Non-profit organisation Fixit, which highlights and fixes social, civic and political issues faced by the common man of Pakistan, threw sewerage water at the gate of Sindh Chief Minister (CM) Murad Shah’s official residence in protest of the dirty water that constantly remains outside houses of the port city’s poor.
In the video, around a dozen Fixit members and volunteers can be seen taking buckets full of dirty, contaminated water from gutters and throwing it on the gate of the provincial chief minister’s residence.
To be fair, they had warned about the situation beforehand as this video below shows.
In this video, a man is seen standing in a street of district Malir which is filled with the disgusting contaminated gutter water.

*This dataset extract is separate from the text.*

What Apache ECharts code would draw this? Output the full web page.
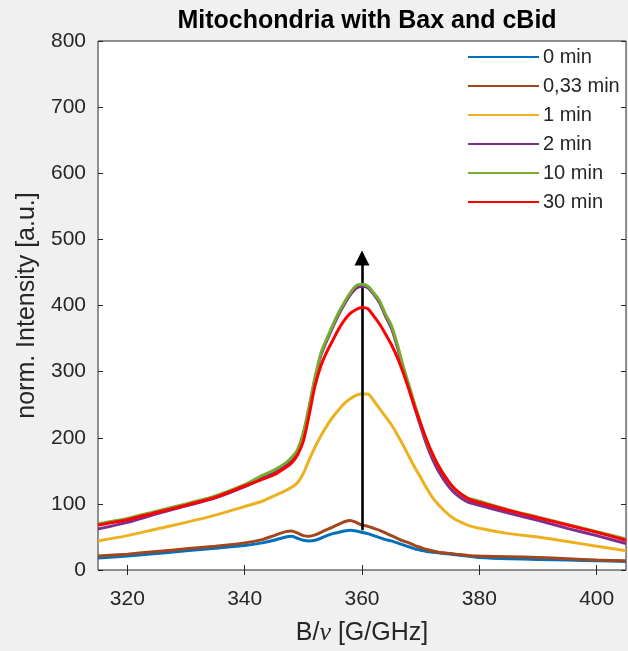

According to the details, the area has been in this condition for the past nine years and many politicians who win from this area have been using the common man by playing on his emotions by promising to fix the issue; however, they conveniently ignore the people’s plight once they get elected.
Later on the Fixit facebook page, screenshots of the protest activity were shared with the caption: When injustice becomes law, resistance becomes a duty.
Fixit came to prominence in 2016, when Karachi citizens spray-painted the portrait of then Sindh chief minister Qaim Ali Shah next to gaping potholes, ditches and heaps of piles on the side of Karachi’s much-travelled University Road to draw his attention towards his duties that he had been neglecting.